Small dataset, \(\sigma \approx 20\).

Forecasting

MA(2): \(\hat{y}_6 = \frac{1200 + 1250}{2} = 1225\). Exponential smoothing (\(\alpha = 0.4\)): \(\hat{y}_6 = 0.4 \cdot 1250 + 0.6 \cdot 1225 = 1235\). Trend: \(T_6 = 930 + 64.29 \cdot 6 \approx 1315\).

Trend suggests $1315 for June, adjusted by noise.

Applications

Time series analysis drives predictions across domains.

Finance: Stock Forecasting

ARIMA models stock prices, e.g., daily returns \(r_t = \ln(P_t / P_{t-1})\).
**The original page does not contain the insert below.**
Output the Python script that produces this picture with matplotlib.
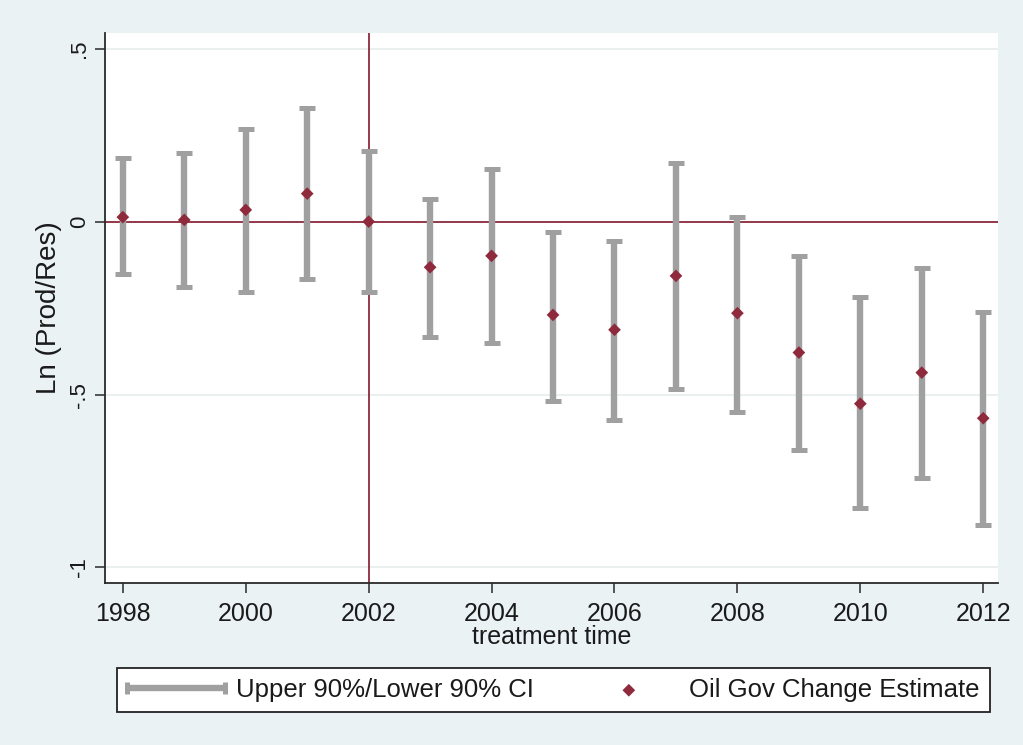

Volatility:

\[ \sigma_t^2 = \alpha_0 + \alpha_1 r_{t-1}^2 + \beta_1 \sigma_{t-1}^2 \]

GARCH extension improves accuracy.

Weather: Temperature Prediction

Seasonal ARIMA for monthly averages, e.g., \(T_t = 15 + 10 \sin\left(\frac{2\pi t}{12}\right)\). RMSE:

\[ \text{RMSE} = \sqrt{\frac{1}{n} \sum (y_t - \hat{y}_t)^2} \]

Retail: Inventory Planning

Forecasts demand, e.g., \(y_{t+1} = 0.7 y_t + 0.3 \hat{y}_t\). Reduces overstock costs by 20% (2023 McKinsey study).

Energy: Load Forecasting

Predicts hourly usage, minimizing grid strain. Models scale to big data with \(O(n)\) efficiency.

Time series powers temporal decision-making.